Better Late than Never: the January 2016 Rotation for UTMB Physician Assistant Students
IT’S ALREADY TWO MONTHS since the end of the last Physicians Assistant Student Rotation in Guatemala that CCD facilitated in January. But now, as the next clinical rotation comes ever nearer, I can no longer with clear conscience prioritize my paying day job, ongoing home remodeling chores, other writing projects, or a host of other tasks and obligations, not to mention leisurely Sunday afternoons fulfilling self-indulgent plans to laze about. So … I will forget for a moment that I’m still not able to get this blog to function the way I want it to, and will ignore what I feel to be technical inadequacies and take a few minutes to provide a very rough outline sketch of the last rotation.
And what happened was this: three University of Texas Medical Branch PA students came to Guatemala to study and work with us on what amounted to a pilot project run.
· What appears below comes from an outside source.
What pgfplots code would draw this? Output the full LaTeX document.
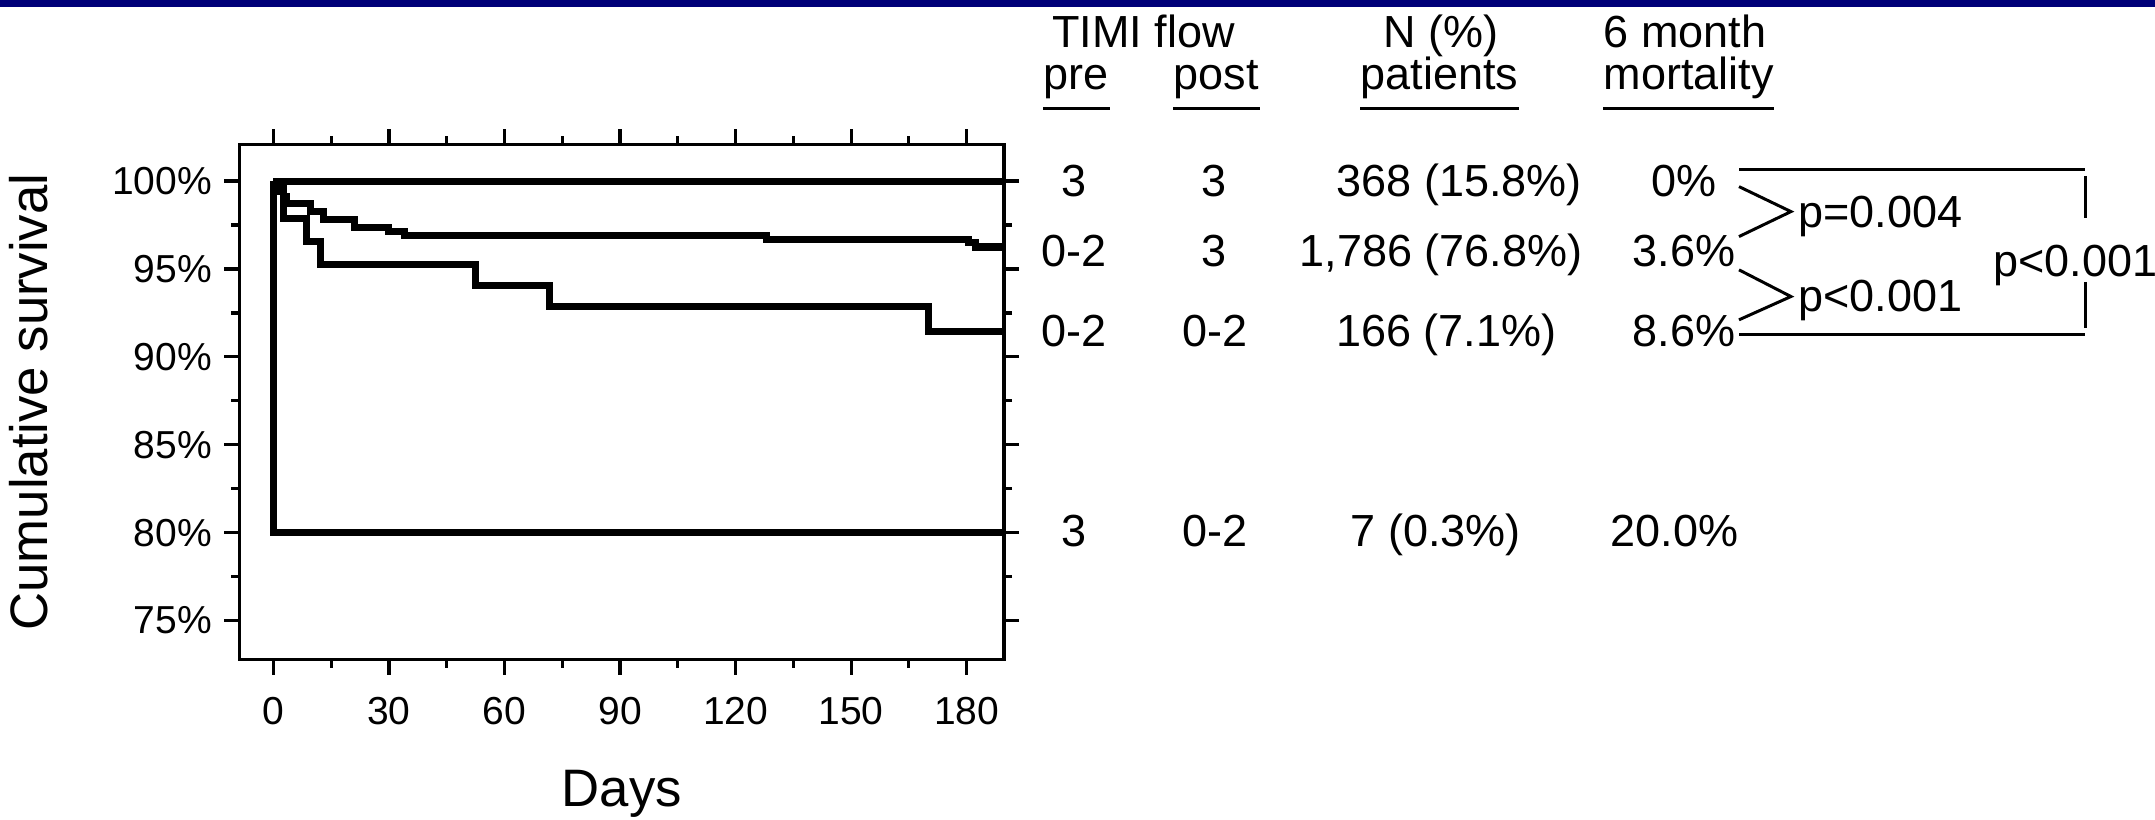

To explain, my associates and I have facilitated many medical missions and working tour group activities of various sorts. But this was the first time we had taking on the task of providing professional mentoring for practitioners, and in a couple of important ways it was more difficult than our previous mission experiences.
It was, for example, the first time we’ve handled a group of students working for course credit, which necessitated the continuous presence of faculty preceptors to advise and approve the diagnostic and treatment protocols for all members of the group. Probably more important, however, at least in terms of logistics, the complexity was due to the duration of the rotation. Most medical missions, to explain, are four or five days long. But this one ran to three and one-half weeks, meaning arrangements for lodging, food, and travel were more extensive. The complexity of arrangements was made more complex by the fact that clinics were staged in four locations in different communities, requiring pre-arrangements and ongoing coordination with four different teams of local providers, administrators, and support staff.
And finally, the difficulty of coordination was aggravated on this occasion (as it will be in the next rotation) by the remarkable fact that the Guatemalan government is in even deeper disarray and absurdly poor than it usually has been over the last 26 years that I’ve been working there. The disarray and poverty no doubt has negative impact on all medical missions in indirect ways. But because we at CCD believe it is very important to work hand-in-glove with the Guatemalan Ministry of Health, it clearly affects us more – particularly in terms of making it more imperative than ever that we purchase the medicines our own practitioners prescribe.
The bottom line, in any event, is that on the downside, arrangements and coordination of the rotation were a greater chore than usual. But on the upside – and this is a biggie – the charitable aspects of the mission were more critical and in many ways more rewarding than ever.